According to his lawyer, Zeydan regained his electoral rights last year: “We asked the court that issued the verdict against Mr. Zeydan to grant him his deprived rights. This request was dated March 21, 2023. A few days later, on April 4, 2023, the Diyarbakır 5th High Court accepted our request and ordered the return of Zeydan’s full rights.”

In his statement, Zeydan added: “I applied to the court a year ago for the return of the rights I was deprived of due to my conviction and the court accepted it. It is not enough for the court to make this decision and it has to be final. This decision has become final ... A year has passed and in this process I applied to the Provincial Election Board with the entire court decision and the final note. The YSK examined all the documents and said that there is no obstacle to my eligibility to be elected.”

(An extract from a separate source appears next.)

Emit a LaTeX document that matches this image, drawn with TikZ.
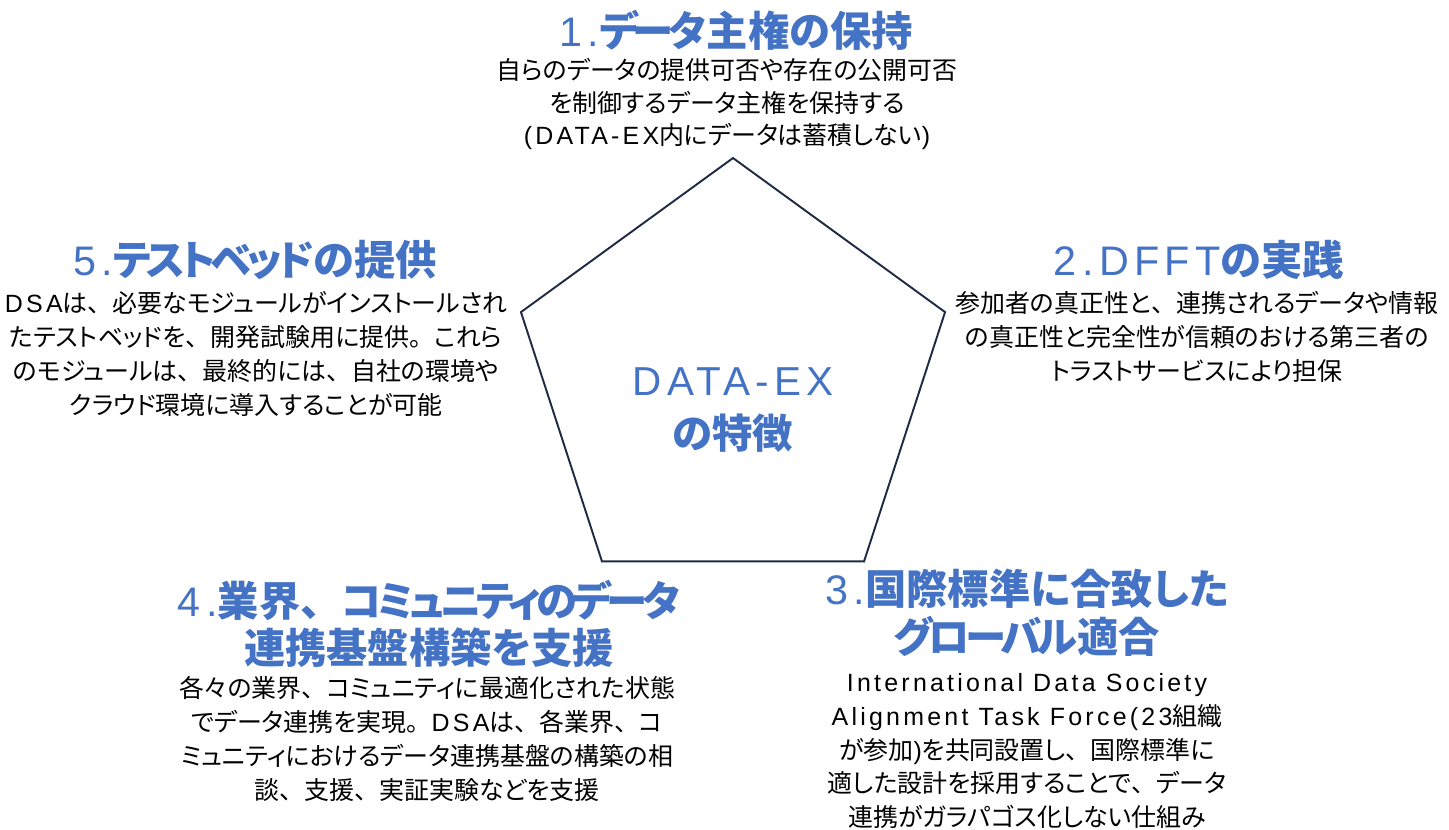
\documentclass[tikz,border=0pt]{standalone}
\usepackage{fontspec}
\setmainfont{Liberation Sans}
\newfontfamily\jp{Noto Sans CJK JP}[RawFeature=+palt]
\newfontfamily\jpf{Noto Sans CJK JP}
\newfontfamily\lat{Liberation Sans}[LetterSpace=13]
\usetikzlibrary{shapes.geometric}
\definecolor{featblue}{RGB}{68,114,196}
\definecolor{edgenavy}{RGB}{31,42,68}
%latin words inside the japanese text
\newcommand{\la}[1]{{\lat\mdseries #1}}
%full width punctuation, and tighter katakana for the headings
\newcommand{\ten}{{\jpf 、}}
\newcommand{\maru}{{\jpf 。}}
\newcommand{\kn}[1]{{\addfontfeature{LetterSpace=-11}#1}}

\begin{document}
\begin{tikzpicture}[x=0.02cm,y=-0.02cm]
\useasboundingbox (0,0) rectangle (1449,830);

%the pentagon in the middle, no text in it
\node (p) [regular polygon, regular polygon sides=5, minimum size=8.92cm,
           inner sep=0pt, draw=edgenavy, line width=1.1pt] at (733,381) {};
\node (c) [align=center, text=featblue, font=\jp\bfseries\fontsize{23}{30}\selectfont]
    at (733,410) {\la{DATA-EX}\\の特徴};

%the blue headings
\begin{scope}[every node/.style={align=center,text=featblue,
              font=\jp\bfseries\fontsize{23.5}{27}\selectfont}]
    \node (1) at (736,30) {\la{1.}\kn{データ}主権の保持};
    \node (2) at (1199,260) {\la{2.DFFT}の実践};
    \node (3) at (1027,613) {\la{3.}国際標準に合致した\\\kn{グローバル}適合};
    \node (4) at (429,624) {\la{4.}業界\ten\kn{コミュニティのデータ}\\連携基盤構築を支援};
    \node (5) at (255,260) {\la{5.}\kn{テストベッド}の提供};
\end{scope}

%the black text under each heading
\begin{scope}[every node/.style={align=center,text=black,
              font=\jp\fontsize{14.2}{19.2}\selectfont}]
    \node (b1) [font=\jp\fontsize{14.2}{18.4}\selectfont] at (727,104)
        {自らのデータの提供可否や存在の公開可否\\を制御するデータ主権を保持する\\\la{(DATA-EX}内にデータは蓄積しない\la{)}};
    \node (b2) at (1197,337)
        {参加者の真正性と\ten 連携されるデータや情報\\の真正性と完全性が信頼のおける第三者の\\トラストサービスにより担保};
    \node (b3) at (1027,751)
        {\la{International Data Society}\\\la{Alignment Task Force(23}組織\\が参加\la{)}を共同設置し\ten 国際標準に\\適した設計を採用することで\ten データ\\連携がガラパゴス化しない仕組み};
    \node (b4) at (427,739)
        {各々の業界\ten コミュニティに最適化された状態\\でデータ連携を実現\maru\la{DSA}は\ten 各業界\ten コ\\ミュニティにおけるデータ連携基盤の構築の相\\談\ten 支援\ten 実証実験などを支援};
    \node (b5) at (256,354)
        {\la{DSA}は\ten 必要なモジュールがインストールされ\\たテストベッドを\ten 開発試験用に提供\maru これら\\のモジュールは\ten 最終的には\ten 自社の環境や\\クラウド環境に導入することが可能};
\end{scope}
\end{tikzpicture}
\end{document}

The DEM Party stated that the Justice Ministry objected to Zeydan’s candidacy at 4:55 p.m. on Friday, March 29, two days before the elections: “The relevant prosecutor’s office sent to the court that had issued a final ruling to restore the divested electoral rights an administrative objection letter, which had the nature of an order.”

It added: “On the same day, the court revoked the final decision on the restitution of divested rights and rejected the application for the restitution of divested rights. Before the decision was finalized, i.e., before the right of objection and appeal was exercised, it immediately notified the YSK.”

In a statement on Monday, the DEM Party declared: “This decision is the continuation of the political coup process initiated with the intervention of the government. The decision taken by the majority of the members of the Van Provincial Election Board is illegal, illegitimate and a decision not to recognize the will of the people.” The DEM filed an appeal with the YSK yesterday.

Former HDP leader Selahattin Demirtaş, who was arrested along with Zeydan on the same anti-democratic pretext and is still imprisoned, asked Erdoğan, the main person behind the Van decision, to solve the problem.

He said: “I would like to address you, Mr. President. On the election night, you said that you would respect the will of the people and that you understood the message. Unfortunately, what happened in Van is not in line with your message. This is not the way to respect the will of the people. Neither the people nor God will accept it.”

He continued: “We expect you to stop this state of affairs from the beginning. We expect you, as the president of the country, to put an end to this illegal attempt that frustrates the will to solve all problems through dialog and mutual trust.”

Özgür Özel, the leader of the CHP, which won the local elections, also peddled illusions in Erdoğan’s empty rhetoric about defending democratic rights. Özel said, “If [Erdoğan] speaks like this there and then, when there is a metropolitan mayor who received three times as many votes as his opponent, they try to trap him and commit the shame of giving the mandate to the second runner-up, all his words become null and void.”

In fact, these bankrupt appeals to Erdoğan, who has imposed a police-state regime for many years with the CHP’s help, underscore one central political reality: No faction of the Turkish bourgeoisie can defend democratic rights. Defending these rights depends on the unification and mass mobilization of Turkish and Kurdish workers against the ruling class and imperialism on the basis of an international socialist program.